### [REQUIREMENTS]
Word for word, copy all the data and drop the pictures.
^^^^
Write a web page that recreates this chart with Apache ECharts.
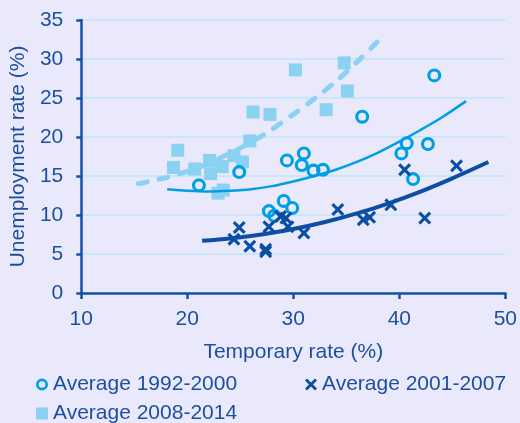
<!DOCTYPE html>
<html>
<head>
<meta charset="utf-8">
<script src="https://cdn.jsdelivr.net/npm/echarts@6/dist/echarts.min.js"></script>
<style>
  html, body { margin: 0; padding: 0; background: #e9e9fb; }
  #chart { width: 520px; height: 423px; }
</style>
</head>
<body>
<div id="chart"></div>
<script>
// Temporary employment rate (%) vs unemployment rate (%), per country
const temp9200  = [21.1, 24.9, 27.7, 28.2, 29.1, 29.9, 29.4, 30.8, 31.0, 31.9, 32.8, 36.5, 40.2, 40.7, 41.3, 42.7, 43.3];
const unemp9200 = [13.8, 15.5, 10.5,  9.9, 11.8, 10.9, 17.0, 16.4, 17.9, 15.7, 15.8, 22.6, 17.9, 19.2, 14.6, 19.1, 27.9];

const temp0107  = [24.4, 24.9, 25.9, 27.4, 27.4, 27.7, 28.8, 29.3, 29.5, 31.0, 34.2, 36.6, 37.2, 39.2, 40.5, 42.4, 45.4];
const unemp0107 = [ 6.9,  8.4,  6.0,  5.6,  5.3,  8.5,  9.8,  9.6,  8.5,  7.7, 10.7,  9.4,  9.7, 11.3, 15.8,  9.6, 16.3];

const temp0814  = [19.1, 18.7, 20.7, 22.1, 22.2, 23.3, 24.4, 25.2, 25.9, 22.9, 23.4, 26.2, 27.8, 30.2, 33.1, 34.8, 35.1];
const unemp0814 = [18.3, 16.1, 15.9, 17.0, 15.3, 16.2, 17.6, 16.8, 19.5, 12.8, 13.2, 23.2, 22.9, 28.6, 23.5, 29.5, 25.9];

// Trend curves
const trend9200X = [18.1, 20, 22, 24, 26, 28, 30, 32, 34, 36, 38, 40, 42, 44, 46.3];
const trend9200Y = [13.3, 13.1, 13.0, 13.1, 13.3, 13.7, 14.3, 15.0, 15.8, 16.8, 18.0, 19.4, 20.9, 22.5, 24.6];
const trend0107X = [21.4, 24, 27, 30, 33, 36, 39, 42, 45, 48.4];
const trend0107Y = [6.7, 7.0, 7.5, 8.2, 9.1, 10.2, 11.5, 13.0, 14.7, 16.8];
const trend0814X = [15.4, 18, 20, 22, 24, 26, 28, 30, 32, 34, 36, 38.3];
const trend0814Y = [14.0, 14.8, 15.6, 16.6, 17.9, 19.3, 21.0, 22.9, 24.9, 27.1, 29.6, 32.7];

const seriesNames = ['Average 1992-2000', 'Average 2001-2007', 'Average 2008-2014'];

const zip = (xs, ys) => xs.map((x, i) => [x, ys[i]]);

const C_CIRCLE = '#009fe3';
const C_CROSS  = '#0c4ea4';
const C_SQUARE = '#8bd1f2';
const C_TEXT   = '#1d4f9f';
const C_AXIS   = '#1550a8';
const C_GRID   = '#bde6f8';
const FONT = 'Liberation Sans, Arial, sans-serif';
const FS = 21;

// Hollow ring and thick "x" marker shapes
const ringPath = 'path://M0,6.5 A6.5,6.5 0 1,0 13,6.5 A6.5,6.5 0 1,0 0,6.5 Z M2.9,6.5 A3.6,3.6 0 1,1 10.1,6.5 A3.6,3.6 0 1,1 2.9,6.5 Z';
const crossPath = 'path://M1.7,0 L5,3.3 L8.3,0 L10,1.7 L6.7,5 L10,8.3 L8.3,10 L5,6.7 L1.7,10 L0,8.3 L3.3,5 L0,1.7 Z';

const legendBase = {
  selectedMode: false,
  itemWidth: 12,
  itemHeight: 12,
  itemGap: 0,
  padding: 0,
  textStyle: { fontSize: FS, color: C_TEXT, fontFamily: FONT, padding: [0, 0, 0, 0] }
};

const chart = echarts.init(document.getElementById('chart'), null, { renderer: 'canvas' });

chart.setOption({
  backgroundColor: '#e9e9fb',
  animation: false,
  textStyle: { fontFamily: FONT },
  grid: { left: 80, right: 13, top: 20, bottom: 130 },
  legend: [
    Object.assign({}, legendBase, { left: 36, top: 374, data: [{ name: seriesNames[0], icon: ringPath }] }),
    Object.assign({}, legendBase, { left: 305, top: 374, data: [{ name: seriesNames[1], icon: crossPath }] }),
    Object.assign({}, legendBase, { left: 36, top: 403, data: [{ name: seriesNames[2], icon: 'rect' }] })
  ],
  xAxis: {
    type: 'value',
    min: 10, max: 50, interval: 10,
    name: 'Temporary rate (%)',
    nameLocation: 'middle',
    nameGap: 49,
    nameTextStyle: { fontSize: FS, color: C_TEXT, fontFamily: FONT },
    axisLine: { show: true, lineStyle: { color: C_AXIS, width: 2.5 } },
    axisTick: { show: true, length: 6, lineStyle: { color: C_AXIS, width: 2.5 } },
    axisLabel: { fontSize: FS, color: C_TEXT, margin: 16, fontFamily: FONT },
    splitLine: { show: false }
  },
  yAxis: {
    type: 'value',
    min: 0, max: 35, interval: 5,
    name: 'Unemployment rate (%)',
    nameLocation: 'middle',
    nameRotate: 90,
    nameGap: 47,
    nameTextStyle: { fontSize: FS, color: C_TEXT, fontFamily: FONT },
    axisLine: { show: true, lineStyle: { color: C_AXIS, width: 2.5 } },
    axisTick: { show: true, length: 5, lineStyle: { color: C_AXIS, width: 2.5 } },
    axisLabel: { fontSize: FS, color: C_TEXT, margin: 18, fontFamily: FONT },
    splitLine: { show: true, lineStyle: { color: C_GRID, width: 1.5 } }
  },
  series: [
    {
      name: seriesNames[2],
      type: 'scatter',
      symbol: 'rect',
      symbolSize: 13,
      itemStyle: { color: C_SQUARE, opacity: 1 },
      data: zip(temp0814, unemp0814),
      z: 2
    },
    {
      name: seriesNames[0],
      type: 'scatter',
      symbol: ringPath,
      symbolSize: 14,
      itemStyle: { color: C_CIRCLE, opacity: 1 },
      data: zip(temp9200, unemp9200),
      z: 3
    },
    {
      name: seriesNames[1],
      type: 'scatter',
      symbol: crossPath,
      symbolSize: 13,
      itemStyle: { color: C_CROSS, opacity: 1 },
      data: zip(temp0107, unemp0107),
      z: 4
    },
    {
      name: 'Trend 2008-2014',
      type: 'line',
      smooth: 0.3,
      showSymbol: false,
      symbol: 'none',
      lineStyle: { color: C_SQUARE, width: 5, type: [9, 12], cap: 'round' },
      data: zip(trend0814X, trend0814Y),
      z: 5
    },
    {
      name: 'Trend 1992-2000',
      type: 'line',
      smooth: 0.3,
      showSymbol: false,
      symbol: 'none',
      lineStyle: { color: C_CIRCLE, width: 2.5 },
      data: zip(trend9200X, trend9200Y),
      z: 5
    },
    {
      name: 'Trend 2001-2007',
      type: 'line',
      smooth: 0.3,
      showSymbol: false,
      symbol: 'none',
      lineStyle: { color: C_CROSS, width: 4 },
      data: zip(trend0107X, trend0107Y),
      z: 5
    }
  ]
});
</script>
</body>
</html>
^^^^
### [WRITTEN RESPONSE]
Write a web page that recreates this chart with Apache ECharts.
<!DOCTYPE html>
<html>
<head>
<meta charset="utf-8">
<script src="https://cdn.jsdelivr.net/npm/echarts@6/dist/echarts.min.js"></script>
<style>
  html, body { margin: 0; padding: 0; background: #e9e9fb; }
  #chart { width: 520px; height: 423px; }
</style>
</head>
<body>
<div id="chart"></div>
<script>
// Temporary employment rate (%) vs unemployment rate (%), per country
const temp9200  = [21.1, 24.9, 27.7, 28.2, 29.1, 29.9, 29.4, 30.8, 31.0, 31.9, 32.8, 36.5, 40.2, 40.7, 41.3, 42.7, 43.3];
const unemp9200 = [13.8, 15.5, 10.5,  9.9, 11.8, 10.9, 17.0, 16.4, 17.9, 15.7, 15.8, 22.6, 17.9, 19.2, 14.6, 19.1, 27.9];

const temp0107  = [24.4, 24.9, 25.9, 27.4, 27.4, 27.7, 28.8, 29.3, 29.5, 31.0, 34.2, 36.6, 37.2, 39.2, 40.5, 42.4, 45.4];
const unemp0107 = [ 6.9,  8.4,  6.0,  5.6,  5.3,  8.5,  9.8,  9.6,  8.5,  7.7, 10.7,  9.4,  9.7, 11.3, 15.8,  9.6, 16.3];

const temp0814  = [19.1, 18.7, 20.7, 22.1, 22.2, 23.3, 24.4, 25.2, 25.9, 22.9, 23.4, 26.2, 27.8, 30.2, 33.1, 34.8, 35.1];
const unemp0814 = [18.3, 16.1, 15.9, 17.0, 15.3, 16.2, 17.6, 16.8, 19.5, 12.8, 13.2, 23.2, 22.9, 28.6, 23.5, 29.5, 25.9];

// Trend curves
const trend9200X = [18.1, 20, 22, 24, 26, 28, 30, 32, 34, 36, 38, 40, 42, 44, 46.3];
const trend9200Y = [13.3, 13.1, 13.0, 13.1, 13.3, 13.7, 14.3, 15.0, 15.8, 16.8, 18.0, 19.4, 20.9, 22.5, 24.6];
const trend0107X = [21.4, 24, 27, 30, 33, 36, 39, 42, 45, 48.4];
const trend0107Y = [6.7, 7.0, 7.5, 8.2, 9.1, 10.2, 11.5, 13.0, 14.7, 16.8];
const trend0814X = [15.4, 18, 20, 22, 24, 26, 28, 30, 32, 34, 36, 38.3];
const trend0814Y = [14.0, 14.8, 15.6, 16.6, 17.9, 19.3, 21.0, 22.9, 24.9, 27.1, 29.6, 32.7];

const seriesNames = ['Average 1992-2000', 'Average 2001-2007', 'Average 2008-2014'];

const zip = (xs, ys) => xs.map((x, i) => [x, ys[i]]);

const C_CIRCLE = '#009fe3';
const C_CROSS  = '#0c4ea4';
const C_SQUARE = '#8bd1f2';
const C_TEXT   = '#1d4f9f';
const C_AXIS   = '#1550a8';
const C_GRID   = '#bde6f8';
const FONT = 'Liberation Sans, Arial, sans-serif';
const FS = 21;

// Hollow ring and thick "x" marker shapes
const ringPath = 'path://M0,6.5 A6.5,6.5 0 1,0 13,6.5 A6.5,6.5 0 1,0 0,6.5 Z M2.9,6.5 A3.6,3.6 0 1,1 10.1,6.5 A3.6,3.6 0 1,1 2.9,6.5 Z';
const crossPath = 'path://M1.7,0 L5,3.3 L8.3,0 L10,1.7 L6.7,5 L10,8.3 L8.3,10 L5,6.7 L1.7,10 L0,8.3 L3.3,5 L0,1.7 Z';

const legendBase = {
  selectedMode: false,
  itemWidth: 12,
  itemHeight: 12,
  itemGap: 0,
  padding: 0,
  textStyle: { fontSize: FS, color: C_TEXT, fontFamily: FONT, padding: [0, 0, 0, 0] }
};

const chart = echarts.init(document.getElementById('chart'), null, { renderer: 'canvas' });

chart.setOption({
  backgroundColor: '#e9e9fb',
  animation: false,
  textStyle: { fontFamily: FONT },
  grid: { left: 80, right: 13, top: 20, bottom: 130 },
  legend: [
    Object.assign({}, legendBase, { left: 36, top: 374, data: [{ name: seriesNames[0], icon: ringPath }] }),
    Object.assign({}, legendBase, { left: 305, top: 374, data: [{ name: seriesNames[1], icon: crossPath }] }),
    Object.assign({}, legendBase, { left: 36, top: 403, data: [{ name: seriesNames[2], icon: 'rect' }] })
  ],
  xAxis: {
    type: 'value',
    min: 10, max: 50, interval: 10,
    name: 'Temporary rate (%)',
    nameLocation: 'middle',
    nameGap: 49,
    nameTextStyle: { fontSize: FS, color: C_TEXT, fontFamily: FONT },
    axisLine: { show: true, lineStyle: { color: C_AXIS, width: 2.5 } },
    axisTick: { show: true, length: 6, lineStyle: { color: C_AXIS, width: 2.5 } },
    axisLabel: { fontSize: FS, color: C_TEXT, margin: 16, fontFamily: FONT },
    splitLine: { show: false }
  },
  yAxis: {
    type: 'value',
    min: 0, max: 35, interval: 5,
    name: 'Unemployment rate (%)',
    nameLocation: 'middle',
    nameRotate: 90,
    nameGap: 47,
    nameTextStyle: { fontSize: FS, color: C_TEXT, fontFamily: FONT },
    axisLine: { show: true, lineStyle: { color: C_AXIS, width: 2.5 } },
    axisTick: { show: true, length: 5, lineStyle: { color: C_AXIS, width: 2.5 } },
    axisLabel: { fontSize: FS, color: C_TEXT, margin: 18, fontFamily: FONT },
    splitLine: { show: true, lineStyle: { color: C_GRID, width: 1.5 } }
  },
  series: [
    {
      name: seriesNames[2],
      type: 'scatter',
      symbol: 'rect',
      symbolSize: 13,
      itemStyle: { color: C_SQUARE, opacity: 1 },
      data: zip(temp0814, unemp0814),
      z: 2
    },
    {
      name: seriesNames[0],
      type: 'scatter',
      symbol: ringPath,
      symbolSize: 14,
      itemStyle: { color: C_CIRCLE, opacity: 1 },
      data: zip(temp9200, unemp9200),
      z: 3
    },
    {
      name: seriesNames[1],
      type: 'scatter',
      symbol: crossPath,
      symbolSize: 13,
      itemStyle: { color: C_CROSS, opacity: 1 },
      data: zip(temp0107, unemp0107),
      z: 4
    },
    {
      name: 'Trend 2008-2014',
      type: 'line',
      smooth: 0.3,
      showSymbol: false,
      symbol: 'none',
      lineStyle: { color: C_SQUARE, width: 5, type: [9, 12], cap: 'round' },
      data: zip(trend0814X, trend0814Y),
      z: 5
    },
    {
      name: 'Trend 1992-2000',
      type: 'line',
      smooth: 0.3,
      showSymbol: false,
      symbol: 'none',
      lineStyle: { color: C_CIRCLE, width: 2.5 },
      data: zip(trend9200X, trend9200Y),
      z: 5
    },
    {
      name: 'Trend 2001-2007',
      type: 'line',
      smooth: 0.3,
      showSymbol: false,
      symbol: 'none',
      lineStyle: { color: C_CROSS, width: 4 },
      data: zip(trend0107X, trend0107Y),
      z: 5
    }
  ]
});
</script>
</body>
</html>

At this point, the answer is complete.